Premier Insurance Limited (PINL) has reported a strong financial performance for the year ended December 31, 2025, with its profit after tax nearly doubling compared to the previous year. This significant improvement was primarily driven by a notable turnaround in underwriting results and robust investment income. While shareholders will be pleased with the profit surge, the company has not recommended any cash dividend, bonus shares, or right shares, instead focusing on a strategic increase in authorized share capital.
Financial Performance Highlights
PINL's profit after tax soared to Rs. 122.7 million in 2025, marking a significant 77.6% increase from Rs. 69.1 million in 2024. This translated into a healthy rise in Earnings Per Share (EPS) from Rs. 1.37 to Rs. 2.43. The company's net insurance premium saw a modest 1.7% increase, reaching Rs. 274.2 million from Rs. 269.7 million in the prior year.
A key highlight was the significant reduction in the underwriting loss, which improved by 44.4% from Rs. 136.1 million in 2024 to Rs. 75.6 million in 2025. This substantial improvement signals a much healthier core insurance business. Investment income continued its strong trajectory, growing by 9.8% to Rs. 233.1 million, while rental income more than doubled, surging by 169.9% to Rs. 11.9 million, further bolstering the bottom line.
On the balance sheet, total equity expanded to Rs. 1.29 billion in 2025 from Rs. 1.20 billion in 2024, reflecting the improved profitability. Total assets also saw a slight increase to Rs. 3.35 billion from Rs. 3.31 billion. However, cash and bank balances decreased significantly by 74.5% from Rs. 54.5 million to Rs. 13.9 million, primarily due to substantial net investment outflows, as the company significantly increased payments for investments made during the year.
Key Drivers & Segment Performance
The impressive profit growth was underpinned by several factors:
- Underwriting Turnaround: A remarkable shift in net commission income and other acquisition costs, moving from an expense of Rs. 16.1 million in 2024 to an income of Rs. 11.2 million in 2025. This impressive swing of Rs. 27.3 million was crucial in narrowing the underwriting loss.
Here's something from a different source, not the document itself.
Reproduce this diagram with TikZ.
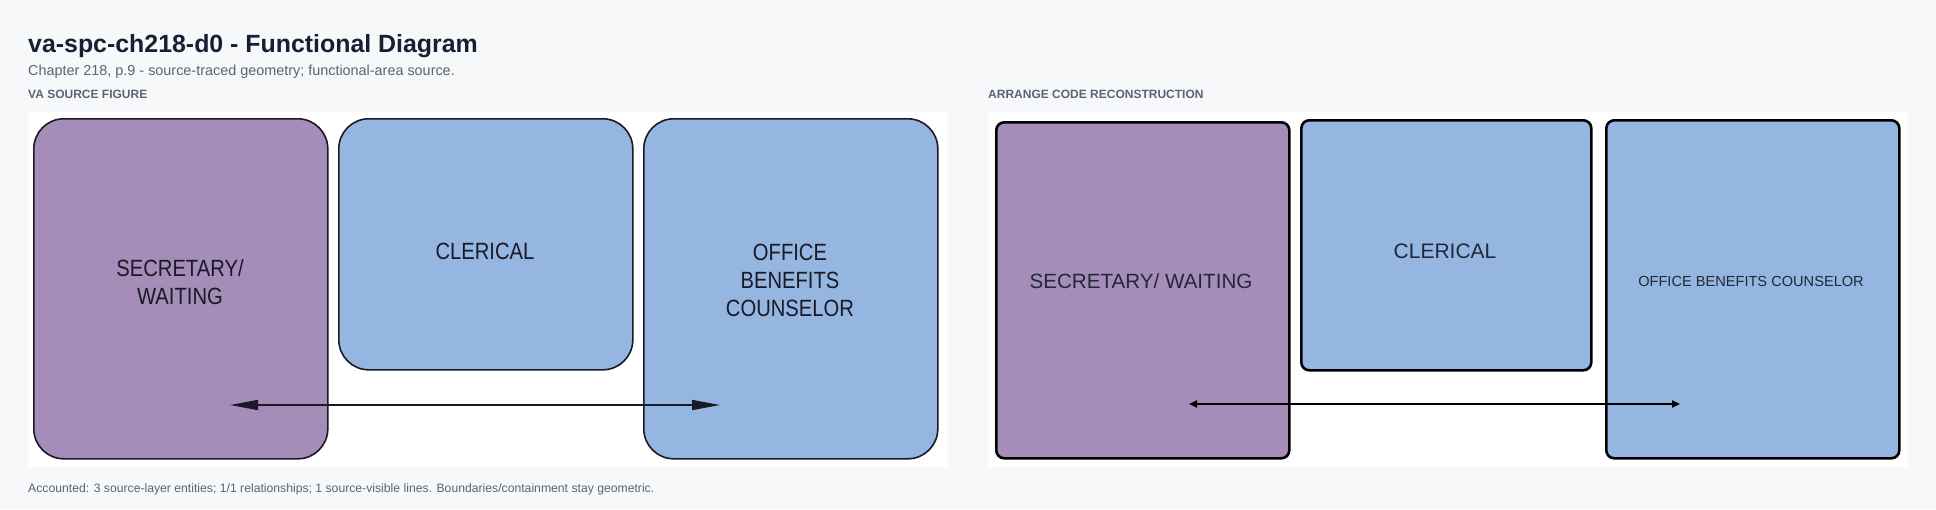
\documentclass[tikz,border=0pt]{standalone}
\usepackage{fontspec}
\setmainfont{Liberation Sans}
\newfontfamily\narrowfont[FakeStretch=0.86]{Liberation Sans}
\usetikzlibrary{arrows.meta}
\definecolor{pagebg}{HTML}{F7F8FA}
\definecolor{purp}{HTML}{A68CB8}
\definecolor{blu}{HTML}{95B6E0}
\definecolor{titlec}{HTML}{172033}
\definecolor{subc}{HTML}{5B6472}
\definecolor{ink}{HTML}{1A1A26}
\definecolor{ink2}{HTML}{1F2937}
\begin{document}
\begin{tikzpicture}[x=1pt,y=-1pt,
  srcbox/.style={draw=ink, line width=1.6pt, rounded corners=30pt, inner sep=0pt, anchor=north west},
  recbox/.style={draw=black, line width=2.6pt, rounded corners=8pt, inner sep=0pt, anchor=north west},
  srctext/.style={text=ink, align=center, inner sep=0pt, font=\narrowfont\fontsize{23.5}{28}\selectfont},
  rectext/.style={text=ink2, align=center, inner sep=0pt},
  heading/.style={anchor=base west, inner sep=0pt},
  srcarrow/.style={draw=ink, line width=1.6pt, {Triangle[length=28pt,width=10pt]}-{Triangle[length=28pt,width=10pt]}},
  recarrow/.style={draw=black, line width=1.8pt, {Triangle[length=8pt,width=7pt]}-{Triangle[length=8pt,width=7pt]}}
]
\useasboundingbox (0,0) rectangle (1936,509);
\fill[pagebg] (0,0) rectangle (1936,509);

% headings
\node[heading, text=titlec, font=\bfseries\fontsize{24.9}{30}\selectfont] (title) at (28,52) {va-spc-ch218-d0 - Functional Diagram};
\node[heading, text=subc, font=\fontsize{14.4}{17}\selectfont] (subtitle) at (28,75) {Chapter 218, p.9 - source-traced geometry; functional-area source.};
\node[heading, text=subc, font=\bfseries\fontsize{12}{14}\selectfont] (lbl1) at (28,98) {VA SOURCE FIGURE};
\node[heading, text=subc, font=\bfseries\fontsize{12}{14}\selectfont] (lbl2) at (988,98) {ARRANGE CODE RECONSTRUCTION};
\node[heading, text=subc, font=\fontsize{12.2}{14}\selectfont] (footer) at (28,492) {Accounted: 3 source-layer entities; 1/1 relationships; 1 source-visible lines. Boundaries/containment stay geometric.};

% panels
\node[fill=white, inner sep=0pt, anchor=north west, minimum width=920pt, minimum height=355pt] (panel1) at (28,112) {};
\node[fill=white, inner sep=0pt, anchor=north west, minimum width=920pt, minimum height=355pt] (panel2) at (988,112) {};

% source figure
\node[srcbox, fill=purp, minimum width=294pt, minimum height=340pt] (s1) at (33,118) {};
\node[srcbox, fill=blu, minimum width=294pt, minimum height=251pt] (s2) at (338,118) {};
\node[srcbox, fill=blu, minimum width=294pt, minimum height=340pt] (s3) at (643,118) {};
\node[srctext] (s1t) at (180,282) {SECRETARY/\\WAITING};
\node[srctext] (s2t) at (485,251) {CLERICAL};
\node[srctext] (s3t) at (790,280) {OFFICE\\BENEFITS\\COUNSELOR};
\coordinate (sa) at (230,405);
\coordinate (sb) at (720,405);
\draw[srcarrow] (sa) -- (sb);

% reconstruction
\node[recbox, fill=purp, minimum width=293pt, minimum height=336pt] (r1) at (995,121) {};
\node[recbox, fill=blu, minimum width=290pt, minimum height=250pt] (r2) at (1300,119) {};
\node[recbox, fill=blu, minimum width=293pt, minimum height=338pt] (r3) at (1605,119) {};
\node[rectext, font=\fontsize{20.6}{24}\selectfont] (r1t) at (1141,281) {SECRETARY/ WAITING};
\node[rectext, font=\fontsize{21}{24}\selectfont] (r2t) at (1445,251) {CLERICAL};
\node[rectext, font=\fontsize{14.6}{17}\selectfont] (r3t) at (1751,281) {OFFICE BENEFITS COUNSELOR};
\coordinate (ra) at (1189,404);
\coordinate (rb) at (1680,404);
\draw[recarrow] (ra) -- (rb);
\end{tikzpicture}
\end{document}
- Robust Investment Performance: Continued strong returns from the company's investment portfolio, contributing significantly to overall profitability.
- Increased Rental Income: A substantial increase in rental income, indicating effective utilization of investment properties.
- Reduced Management Expenses: Management expenses decreased by 17.6% from Rs. 235 million to Rs. 193.6 million, demonstrating effective cost control efforts.
However, the loss from Window Takaful Operations - Operator's Fund increased significantly by 47.1% from Rs. 26.1 million in 2024 to Rs. 38.4 million in 2025, which remains a growing drag on overall performance and warrants close attention.
Management Actions & Strategic Signals
The Board of Directors has recommended increasing the authorized share capital from Rs. 750 million to Rs. 1.5 billion, effectively doubling the number of shares from 75 million to 150 million. This move, subject to shareholder approval at the upcoming Annual General Meeting, signals management's intent to support future growth and potentially raise capital in the future, even as no immediate dividend is declared.
The company also significantly increased its investment in equity securities by 17.4%, from Rs. 941 million in 2024 to Rs. 1.1 billion in 2025, indicating a proactive and confident investment strategy to capitalize on market opportunities.
Investor Takeaway
For investors, PINL's latest results present a mixed but largely positive picture. The near-doubling of profit and improved EPS are strong indicators of operational efficiency and effective investment management. The significant 44.4% turnaround in underwriting performance is particularly encouraging, suggesting a healthier core business.
The absence of a dividend might be a short-term disappointment for income-focused investors, but the proposed increase in authorized share capital could be a strategic move to strengthen the company's financial base for future expansion and growth. Investors should closely monitor the outcome of the AGM regarding the capital increase and any subsequent plans for capital deployment. Sustained improvement in underwriting profitability and continued strong investment income will be key catalysts to watch for in the coming quarters, alongside any measures to address the growing losses in the Takaful segment.